Thailand reviews taxes and launches digital wallet to tackle income disparity
The Finance Ministry of Thailand is set to review the new land and building tax and the inheritance tax and launch the digital wallet following an order from Prime Minister Srettha Thavisin. The move aims to mitigate income disparity in the nation. PM Srettha, who also holds the Finance Minister post, gave the directive subsequent to the appointment of a new director-general of the Revenue Department.
It was noted that the inheritance tax only rakes in an annual total of around 200 million baht, a figure PM Srettha deemed as minimal and symbolic. The 61 year old prime minister acknowledged potential dissatisfaction from the public due to the recurrent discussion of inheritance tax during political shifts in the country. Nonetheless, he emphasised that despite the source of income, be it through inheritance or otherwise, tax payment remains a requirement. This is in line with the ongoing effort to address income disparity.
In a related development, the Revenue Department has modified its notification on tax imposition on certain foreign-sourced income. This change will be effective from January 1, 2024.

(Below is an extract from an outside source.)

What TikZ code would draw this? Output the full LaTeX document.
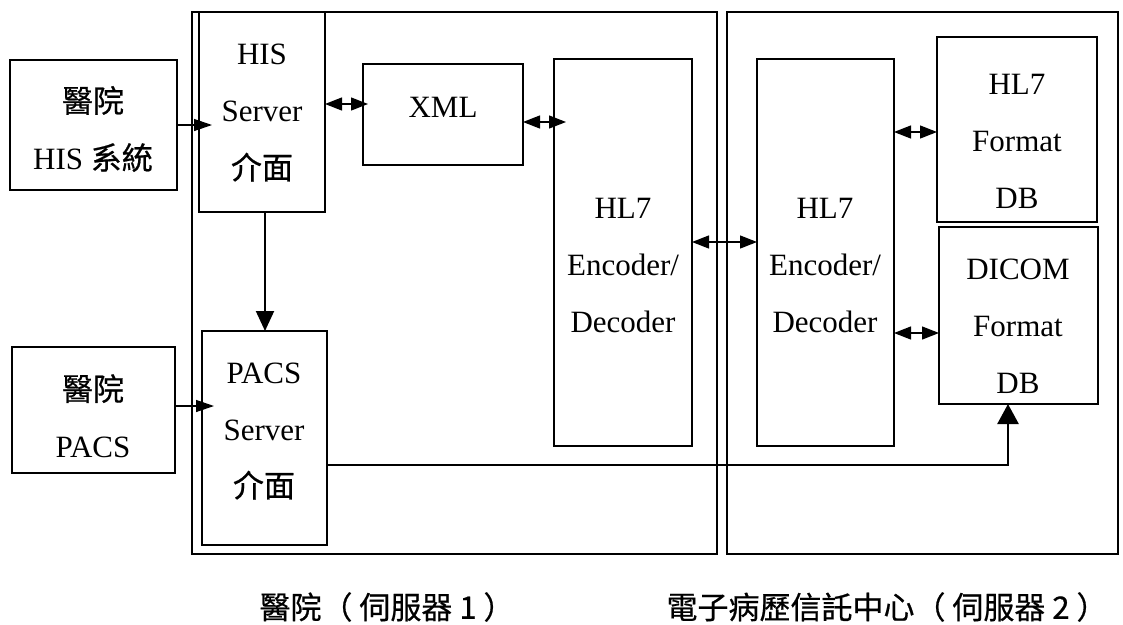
\documentclass[tikz,border=0pt]{standalone}
\usepackage{fontspec}
\setmainfont{Liberation Serif}
\newfontfamily\cjk{Noto Sans CJK TC}[FakeBold=0.6]
\usetikzlibrary{arrows.meta,fit}
\begin{document}
\begin{tikzpicture}[x=1pt,y=-1pt,
  box/.style={draw,line width=1.6pt,inner sep=0pt,outer sep=0pt},
  grp/.style={draw,line width=1.5pt,inner sep=0pt,outer sep=0pt},
  txt/.style={align=center,inner sep=0pt,font=\fontsize{31}{57}\selectfont},
  lbl/.style={inner sep=0pt,font=\fontsize{31}{40}\selectfont\cjk},
  arr/.style={line width=1.3pt,-{Triangle[length=18pt,width=12pt]}},
  darr/.style={line width=1.3pt,{Triangle[length=17pt,width=13pt]}-{Triangle[length=17pt,width=13pt]}},
  vert arr/.style={line width=2pt,-{Triangle[length=20pt,width=18pt]}},
  thick arr/.style={line width=2.6pt,-{Triangle[length=20pt,width=21pt]}}]
\useasboundingbox (0,0) rectangle (1123,624);

% server groups
\node[grp,fit={(192,12)(717,554)}] (grp1) {};
\node[grp,fit={(727,12)(1118,554)}] (grp2) {};

% boxes
\node[box,fit={(10,60)(177,190)}]   (his)    {};
\node[box,fit={(199,12)(325,212)}]  (hissrv) {};
\node[box,fit={(363,64)(523,165)}]  (xml)    {};
\node[box,fit={(554,59)(692,446)}]  (hlL)    {};
\node[box,fit={(757,59)(894,446)}]  (hlR)    {};
\node[box,fit={(937,37)(1097,222)}] (fmt)    {};
\node[box,fit={(939,227)(1098,404)}](dicom)  {};
\node[box,fit={(12,347)(175,473)}]  (pacs)   {};
\node[box,fit={(202,331)(327,545)}] (pacssrv){};

% box texts
\node[txt] (hisT)     at (93,129)   {{\cjk 醫院}\\HIS {\cjk 系統}};
\node[txt] (hissrvT)  at (262,113)  {HIS\\Server\\{\cjk 介面}};
\node[txt] (xmlT)     at (443,107)  {XML};
\node[txt] (hlLT)     at (623,265)  {HL7\\Encoder/\\Decoder};
\node[txt] (hlRT)     at (825,265)  {HL7\\Encoder/\\Decoder};
\node[txt] (fmtT)     at (1017,141) {HL7\\Format\\DB};
\node[txt] (dicomT)   at (1018,326) {DICOM\\Format\\DB};
\node[txt] (pacsT)    at (93,416)   {{\cjk 醫院}\\PACS};
\node[txt] (pacssrvT) at (264,431)  {PACS\\Server\\{\cjk 介面}};

% captions
\node[lbl] (cap1) at (387,607) {醫院（ 伺服器 1 ）};
\node[lbl] (cap2) at (887,607) {電子病歷信託中心（ 伺服器 2 ）};

% connectors
\draw[arr]  (his.east |- 0,125) -- ([xshift=13pt]hissrv.west |- 0,125);
\draw[darr] (hissrv.east |- 0,104) -- ([xshift=5pt]xml.west |- 0,104);
\draw[darr] (xml.east |- 0,122) -- ([xshift=12pt]hlL.west |- 0,122);
\draw[darr] (hlL.east |- 0,242) -- (hlR.west |- 0,242);
\draw[darr] (hlR.east |- 0,132) -- (fmt.west |- 0,132);
\draw[darr] (hlR.east |- 0,333) -- (dicom.west |- 0,333);
\draw[vert arr] (265,0 |- hissrv.south) -- (265,0 |- pacssrv.north);
\draw[arr]  (pacs.east |- 0,406) -- ([xshift=12pt]pacssrv.west |- 0,406);
\coordinate (bend) at (1008,465);
\draw[thick arr] (pacssrv.east |- bend) -- (bend) -- (bend |- dicom.south);
\end{tikzpicture}
\end{document}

Moreover, the government’s plan to impose a 20-baht train fare within three months is considered ambitious and complex. It involves a 60 billion baht compensation to the private sector, seamless connectivity, and a single-ticket system. PM Srettha also mentioned the increase of minimum daily wages as another method to decrease the cost of living. This is expected to be announced in November and take effect from January 1, 2024.
The Thai government will utilise the Pao Tang app by Krungthai Bank for its digital wallet project. The app will incorporate blockchain technology, according to the PM. The new prime minister confirmed that the government has a sufficient budget of 560 billion baht for this project. More detailed information about the project will be disclosed within the next ten days.
The digital wallet scheme aims to stimulate local economies and prevent excessive income concentration in urban areas. The digital currency will be applicable for the purchase of various daily necessities, the list of which is yet to be finalised. The budget required for the one-time cash handout may vary, depending on the number of eligible citizens.
PM Srettha is confident that if the scheme can be executed by February 1, 2024, employment will rise as businesses will hasten to produce goods and services to support the government’s measures. This will stimulate the economy before the implementation of these measures.
Foreign direct investment promotion is another critical issue as it significantly affects GDP growth in the long and short term. The PM plans to draw investment from some of the world’s largest corporations during his upcoming visit to the United States for the UN General Assembly. Talks will revolve around Thailand’s competitiveness, investment opportunities, and free-trade agreements.
According to PM Srettha, Thailand’s strengths lie in its strategic location, robust infrastructure, strong financial condition, world-class healthcare, and a large number of international schools and colleges. He added that Thailand is a global kitchen, ensuring food security amid worldwide food shortages, and is a major food exporter, including halal food to Middle Eastern and African nations, reported Bangkok Post.